A typically sober and methodical episode laying out the squalid crimes of so-called "Black Widow" Patricia Byers, who murdered one lover and tried to murder another in order to profit from their deaths in the 1990s. Despite the bizarre details of the attempted-murder case – she shot her lover in the head on a yacht anchored in Queensland's Moreton Bay then claimed that pirates must have done it – there's a grim banality about the whole thing. The program enlists detectives, a prosecutor and a forensic expert involved in the murder case to explain how Byers' lies unravelled, thanks in part to a cheap portable typewriter. The story has a strange coda in the new batch of lies that Byers told in 2016 in the hope of winning parole. Viewers in search of less depressing stuff can flip over to Animal Planet for When Turkeys Attack.

Brad Newsome

The Seven Ages of Elvis

SBS, 11.20pm

It's hard to imagine there's any new way into the story of Elvis, but this feature documentary, which coincides with the 40th anniversary of his death, gives it a good old go, using Shakespeare's "seven ages of man" framework (from the quote about all the world being a stage from As You Like It). The filmmakers have divided Elvis's career into seven stages, from his poverty-stricken childhood in the American south, via Hollywood Elvis through to Las Vegas Elvis.

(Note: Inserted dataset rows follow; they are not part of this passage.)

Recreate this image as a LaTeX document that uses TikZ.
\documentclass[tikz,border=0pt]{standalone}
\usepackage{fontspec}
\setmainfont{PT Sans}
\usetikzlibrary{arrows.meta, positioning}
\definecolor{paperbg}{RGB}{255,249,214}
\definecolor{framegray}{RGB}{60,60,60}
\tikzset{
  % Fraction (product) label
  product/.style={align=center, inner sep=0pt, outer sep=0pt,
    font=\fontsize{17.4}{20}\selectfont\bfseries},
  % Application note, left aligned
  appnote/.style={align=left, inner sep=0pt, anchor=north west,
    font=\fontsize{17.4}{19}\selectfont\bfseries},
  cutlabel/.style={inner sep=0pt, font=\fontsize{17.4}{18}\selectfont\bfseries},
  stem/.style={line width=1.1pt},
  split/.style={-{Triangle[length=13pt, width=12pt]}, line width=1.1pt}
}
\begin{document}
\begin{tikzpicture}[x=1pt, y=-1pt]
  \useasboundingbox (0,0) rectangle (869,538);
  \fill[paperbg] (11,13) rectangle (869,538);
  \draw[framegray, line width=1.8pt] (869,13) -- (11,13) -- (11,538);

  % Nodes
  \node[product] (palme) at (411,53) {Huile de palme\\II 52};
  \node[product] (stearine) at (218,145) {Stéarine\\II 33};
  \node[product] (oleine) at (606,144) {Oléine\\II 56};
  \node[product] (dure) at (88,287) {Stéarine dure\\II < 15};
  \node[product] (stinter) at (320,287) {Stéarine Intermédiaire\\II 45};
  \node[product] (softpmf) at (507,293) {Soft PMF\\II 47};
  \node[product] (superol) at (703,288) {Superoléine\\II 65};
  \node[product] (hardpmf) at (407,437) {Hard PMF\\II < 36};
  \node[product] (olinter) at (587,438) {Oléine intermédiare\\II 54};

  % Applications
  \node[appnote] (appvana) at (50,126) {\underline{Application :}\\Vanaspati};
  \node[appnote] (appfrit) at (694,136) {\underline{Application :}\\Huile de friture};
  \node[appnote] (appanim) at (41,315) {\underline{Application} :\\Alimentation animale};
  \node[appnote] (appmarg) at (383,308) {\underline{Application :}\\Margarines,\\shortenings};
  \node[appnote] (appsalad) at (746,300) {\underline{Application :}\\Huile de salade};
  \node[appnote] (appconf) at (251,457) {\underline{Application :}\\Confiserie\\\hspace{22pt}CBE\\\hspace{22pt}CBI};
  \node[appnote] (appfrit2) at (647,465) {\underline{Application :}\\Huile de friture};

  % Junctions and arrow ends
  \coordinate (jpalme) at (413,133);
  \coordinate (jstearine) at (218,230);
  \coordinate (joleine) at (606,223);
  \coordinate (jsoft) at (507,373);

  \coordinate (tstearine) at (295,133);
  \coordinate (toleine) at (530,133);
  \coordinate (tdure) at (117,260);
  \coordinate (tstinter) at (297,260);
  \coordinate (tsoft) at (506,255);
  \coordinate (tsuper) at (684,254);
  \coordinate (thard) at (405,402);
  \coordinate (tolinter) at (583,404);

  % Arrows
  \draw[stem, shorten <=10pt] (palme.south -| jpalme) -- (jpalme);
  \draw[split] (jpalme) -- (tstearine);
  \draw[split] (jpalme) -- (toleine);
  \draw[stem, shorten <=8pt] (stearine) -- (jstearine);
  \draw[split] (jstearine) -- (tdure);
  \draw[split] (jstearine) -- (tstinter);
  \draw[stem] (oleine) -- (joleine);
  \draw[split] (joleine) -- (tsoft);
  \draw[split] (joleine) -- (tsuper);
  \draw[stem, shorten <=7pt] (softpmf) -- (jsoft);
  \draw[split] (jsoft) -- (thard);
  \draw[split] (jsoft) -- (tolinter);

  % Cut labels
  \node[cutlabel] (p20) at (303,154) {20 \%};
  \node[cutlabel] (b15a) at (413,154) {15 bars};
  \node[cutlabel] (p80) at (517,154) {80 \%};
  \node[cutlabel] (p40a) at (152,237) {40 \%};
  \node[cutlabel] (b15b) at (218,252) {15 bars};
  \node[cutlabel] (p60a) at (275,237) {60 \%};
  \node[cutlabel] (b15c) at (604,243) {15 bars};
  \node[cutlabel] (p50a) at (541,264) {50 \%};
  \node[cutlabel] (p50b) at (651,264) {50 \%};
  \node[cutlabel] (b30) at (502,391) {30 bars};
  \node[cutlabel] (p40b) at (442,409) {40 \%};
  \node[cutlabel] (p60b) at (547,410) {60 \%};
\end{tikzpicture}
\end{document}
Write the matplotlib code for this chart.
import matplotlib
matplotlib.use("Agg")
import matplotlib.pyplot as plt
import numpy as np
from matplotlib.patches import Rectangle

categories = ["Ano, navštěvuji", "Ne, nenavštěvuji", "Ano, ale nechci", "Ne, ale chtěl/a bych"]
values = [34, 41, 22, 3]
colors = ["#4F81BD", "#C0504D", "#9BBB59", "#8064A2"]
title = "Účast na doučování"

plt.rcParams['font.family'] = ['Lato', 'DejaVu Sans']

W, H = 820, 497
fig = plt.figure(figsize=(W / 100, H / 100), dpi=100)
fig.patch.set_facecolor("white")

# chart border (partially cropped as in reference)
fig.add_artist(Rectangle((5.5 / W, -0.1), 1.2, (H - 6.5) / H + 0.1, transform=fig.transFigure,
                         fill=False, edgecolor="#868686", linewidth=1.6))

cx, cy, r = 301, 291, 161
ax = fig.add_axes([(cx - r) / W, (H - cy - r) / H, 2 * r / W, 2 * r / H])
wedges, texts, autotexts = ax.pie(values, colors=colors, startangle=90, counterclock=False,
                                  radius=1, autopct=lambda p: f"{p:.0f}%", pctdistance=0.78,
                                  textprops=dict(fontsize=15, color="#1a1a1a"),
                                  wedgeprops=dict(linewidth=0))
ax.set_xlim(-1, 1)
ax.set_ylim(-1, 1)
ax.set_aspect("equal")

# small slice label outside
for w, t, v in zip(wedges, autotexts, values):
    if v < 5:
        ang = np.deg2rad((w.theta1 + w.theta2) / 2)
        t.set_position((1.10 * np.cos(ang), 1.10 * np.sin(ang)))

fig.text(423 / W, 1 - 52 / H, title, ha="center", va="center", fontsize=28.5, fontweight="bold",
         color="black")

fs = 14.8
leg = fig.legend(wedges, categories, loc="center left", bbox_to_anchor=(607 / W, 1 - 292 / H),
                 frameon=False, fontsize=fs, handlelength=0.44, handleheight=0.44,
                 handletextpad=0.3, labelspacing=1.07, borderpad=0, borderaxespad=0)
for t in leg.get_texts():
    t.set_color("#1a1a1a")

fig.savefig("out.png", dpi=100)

As well as a slew of the usual talking heads – music producers, managers and bodyguards, the number of which are dwindling these days – this film features some of Elvis' high school friends, the producers of his 1968 comeback special, credited with reviving his career, and even the family who made his famous suits in the 1950s. But really, the greatest Shakespearean act of Elvis's was surely his death, after which he become more famous than he had ever been.